As anyone who has combined data between sources to enable analysis will tell you, DI (or ETL) is more than just combining data. DI involves designing the data structures in a manner that supports the analysis being performed, moving the data between the systems (the actual Extract, Transform, Load processes), monitoring and improving the data quality, and ensuring the security of the data. Here are just a few of the items that you’ll need to consider:
Data structure design
- How does the data need to be stored and presented based upon it’s expected use (e.g. reports, dashboards, extracts, ad hoc queries)?

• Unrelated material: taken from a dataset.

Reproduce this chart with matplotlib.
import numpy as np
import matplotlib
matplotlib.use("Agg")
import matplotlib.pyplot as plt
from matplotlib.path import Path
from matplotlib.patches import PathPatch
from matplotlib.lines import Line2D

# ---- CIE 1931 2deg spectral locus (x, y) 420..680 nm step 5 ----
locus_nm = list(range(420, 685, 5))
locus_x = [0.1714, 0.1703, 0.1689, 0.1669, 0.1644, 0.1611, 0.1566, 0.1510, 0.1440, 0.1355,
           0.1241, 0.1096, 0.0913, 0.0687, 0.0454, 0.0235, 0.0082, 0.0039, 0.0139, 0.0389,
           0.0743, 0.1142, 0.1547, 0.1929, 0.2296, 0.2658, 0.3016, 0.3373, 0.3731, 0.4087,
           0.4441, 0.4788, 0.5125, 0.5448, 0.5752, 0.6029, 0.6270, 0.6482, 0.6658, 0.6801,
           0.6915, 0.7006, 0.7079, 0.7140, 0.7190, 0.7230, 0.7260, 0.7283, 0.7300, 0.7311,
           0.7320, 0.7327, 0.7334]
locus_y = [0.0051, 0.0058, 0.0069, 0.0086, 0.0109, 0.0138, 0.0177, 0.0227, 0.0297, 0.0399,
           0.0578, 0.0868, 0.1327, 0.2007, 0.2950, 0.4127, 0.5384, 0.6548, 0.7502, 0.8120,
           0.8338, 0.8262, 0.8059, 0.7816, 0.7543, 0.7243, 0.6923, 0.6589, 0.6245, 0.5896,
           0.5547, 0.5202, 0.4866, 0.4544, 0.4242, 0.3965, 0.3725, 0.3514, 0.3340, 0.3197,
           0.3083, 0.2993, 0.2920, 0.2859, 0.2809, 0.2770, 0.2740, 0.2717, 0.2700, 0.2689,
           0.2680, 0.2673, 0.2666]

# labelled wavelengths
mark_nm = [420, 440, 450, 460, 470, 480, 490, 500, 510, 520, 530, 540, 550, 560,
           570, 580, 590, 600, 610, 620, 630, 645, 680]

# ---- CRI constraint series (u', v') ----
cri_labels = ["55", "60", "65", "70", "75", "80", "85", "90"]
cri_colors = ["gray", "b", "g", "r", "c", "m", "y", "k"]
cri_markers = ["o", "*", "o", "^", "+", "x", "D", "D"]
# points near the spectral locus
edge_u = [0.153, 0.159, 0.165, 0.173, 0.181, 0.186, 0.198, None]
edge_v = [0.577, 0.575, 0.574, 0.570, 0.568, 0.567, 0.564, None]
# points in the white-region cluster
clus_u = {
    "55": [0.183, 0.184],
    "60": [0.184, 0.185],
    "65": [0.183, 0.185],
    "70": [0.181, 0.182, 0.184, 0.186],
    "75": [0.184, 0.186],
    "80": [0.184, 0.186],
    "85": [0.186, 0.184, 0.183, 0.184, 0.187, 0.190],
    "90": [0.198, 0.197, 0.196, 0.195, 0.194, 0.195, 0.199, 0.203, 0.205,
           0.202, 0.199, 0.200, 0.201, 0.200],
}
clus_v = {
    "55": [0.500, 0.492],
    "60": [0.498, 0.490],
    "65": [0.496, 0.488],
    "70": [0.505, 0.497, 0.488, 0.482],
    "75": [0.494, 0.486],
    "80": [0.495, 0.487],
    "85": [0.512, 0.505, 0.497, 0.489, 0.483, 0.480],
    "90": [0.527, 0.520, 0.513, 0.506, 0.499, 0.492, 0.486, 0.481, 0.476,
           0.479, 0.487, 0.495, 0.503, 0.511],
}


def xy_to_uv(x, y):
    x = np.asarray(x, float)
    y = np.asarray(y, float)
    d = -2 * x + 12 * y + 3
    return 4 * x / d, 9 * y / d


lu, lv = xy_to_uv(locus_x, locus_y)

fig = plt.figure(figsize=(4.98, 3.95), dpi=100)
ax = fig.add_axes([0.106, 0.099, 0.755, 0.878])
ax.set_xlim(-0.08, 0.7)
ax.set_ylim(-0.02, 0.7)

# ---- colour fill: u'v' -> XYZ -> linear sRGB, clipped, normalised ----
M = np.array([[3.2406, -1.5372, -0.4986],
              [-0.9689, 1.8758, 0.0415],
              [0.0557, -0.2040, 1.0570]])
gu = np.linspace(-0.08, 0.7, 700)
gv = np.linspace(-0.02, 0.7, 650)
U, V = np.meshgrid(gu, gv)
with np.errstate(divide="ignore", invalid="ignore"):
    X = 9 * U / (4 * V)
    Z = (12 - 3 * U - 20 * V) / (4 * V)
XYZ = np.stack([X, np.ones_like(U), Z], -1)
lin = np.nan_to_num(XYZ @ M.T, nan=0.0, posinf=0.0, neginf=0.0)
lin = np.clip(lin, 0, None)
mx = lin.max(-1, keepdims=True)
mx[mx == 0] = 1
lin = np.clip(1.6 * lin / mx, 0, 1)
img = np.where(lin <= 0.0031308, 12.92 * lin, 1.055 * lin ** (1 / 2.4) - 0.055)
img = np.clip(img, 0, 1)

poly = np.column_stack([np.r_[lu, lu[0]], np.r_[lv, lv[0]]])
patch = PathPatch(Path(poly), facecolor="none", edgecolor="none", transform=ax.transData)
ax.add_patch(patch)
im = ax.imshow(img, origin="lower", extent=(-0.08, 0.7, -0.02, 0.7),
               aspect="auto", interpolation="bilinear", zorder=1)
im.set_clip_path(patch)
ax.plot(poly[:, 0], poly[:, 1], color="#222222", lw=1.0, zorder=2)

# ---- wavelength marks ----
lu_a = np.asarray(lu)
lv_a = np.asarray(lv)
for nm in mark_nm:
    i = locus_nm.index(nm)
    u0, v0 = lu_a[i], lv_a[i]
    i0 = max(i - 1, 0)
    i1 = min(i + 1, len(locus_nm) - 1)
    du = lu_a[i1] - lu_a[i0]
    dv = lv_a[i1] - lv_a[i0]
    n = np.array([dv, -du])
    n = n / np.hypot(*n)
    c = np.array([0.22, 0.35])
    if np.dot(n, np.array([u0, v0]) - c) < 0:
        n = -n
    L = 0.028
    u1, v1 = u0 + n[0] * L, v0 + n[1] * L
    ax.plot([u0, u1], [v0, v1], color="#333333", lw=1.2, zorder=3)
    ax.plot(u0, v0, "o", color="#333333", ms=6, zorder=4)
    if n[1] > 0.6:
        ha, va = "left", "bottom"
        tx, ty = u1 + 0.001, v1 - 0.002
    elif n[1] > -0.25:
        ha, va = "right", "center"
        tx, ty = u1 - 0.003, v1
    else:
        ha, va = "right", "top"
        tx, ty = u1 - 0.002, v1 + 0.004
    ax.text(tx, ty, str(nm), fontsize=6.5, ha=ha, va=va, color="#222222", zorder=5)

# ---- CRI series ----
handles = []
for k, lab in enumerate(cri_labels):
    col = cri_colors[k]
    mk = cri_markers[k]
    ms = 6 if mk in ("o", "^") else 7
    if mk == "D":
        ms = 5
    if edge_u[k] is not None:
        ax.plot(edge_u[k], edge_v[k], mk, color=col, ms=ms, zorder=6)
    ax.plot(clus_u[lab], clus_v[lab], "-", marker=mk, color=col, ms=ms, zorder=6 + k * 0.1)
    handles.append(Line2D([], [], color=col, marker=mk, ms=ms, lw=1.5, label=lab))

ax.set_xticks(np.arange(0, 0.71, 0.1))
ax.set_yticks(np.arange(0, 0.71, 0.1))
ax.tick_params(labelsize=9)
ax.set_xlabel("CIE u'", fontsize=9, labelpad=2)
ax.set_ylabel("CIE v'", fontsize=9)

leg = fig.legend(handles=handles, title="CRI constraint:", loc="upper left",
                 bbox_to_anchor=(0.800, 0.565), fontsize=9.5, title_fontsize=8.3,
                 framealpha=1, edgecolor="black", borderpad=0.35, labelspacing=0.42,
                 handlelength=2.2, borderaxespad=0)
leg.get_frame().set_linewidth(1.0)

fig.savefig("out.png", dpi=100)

- Designing the optimal path from raw source data to cleansed and enhanced target state
- Leveraging staging data structures where appropriate to enable processing checkpoints and mid-process restartability
- Adhering to tool best practices to create consistent, intuitive solutions that can be transitioned across team members easily
- Identifying optimal data quality checkpoints throughout the data processing cycle
- Enabling relevant data quality alerts and reports
Data security & privacy
- Identifying data security requirements to meet federal, state, local and organizational standards
- Leveraging data encryption and obfuscation best practices tailored to meet the need, not one size fits all
We took two of the most popular Open Source DI tools, Pentaho Kettle and Talend, to determine how they could handle some of these tasks. Both tools are free with an active user community to assist with any questions, an adequate pool of existing users for long term support, out of the box connections to most file formats and databases, and intuitive User Interfaces in guiding you through your transformations. These transformations not only format your data as needed but also allow you to validate the data quality and handle errors gracefully.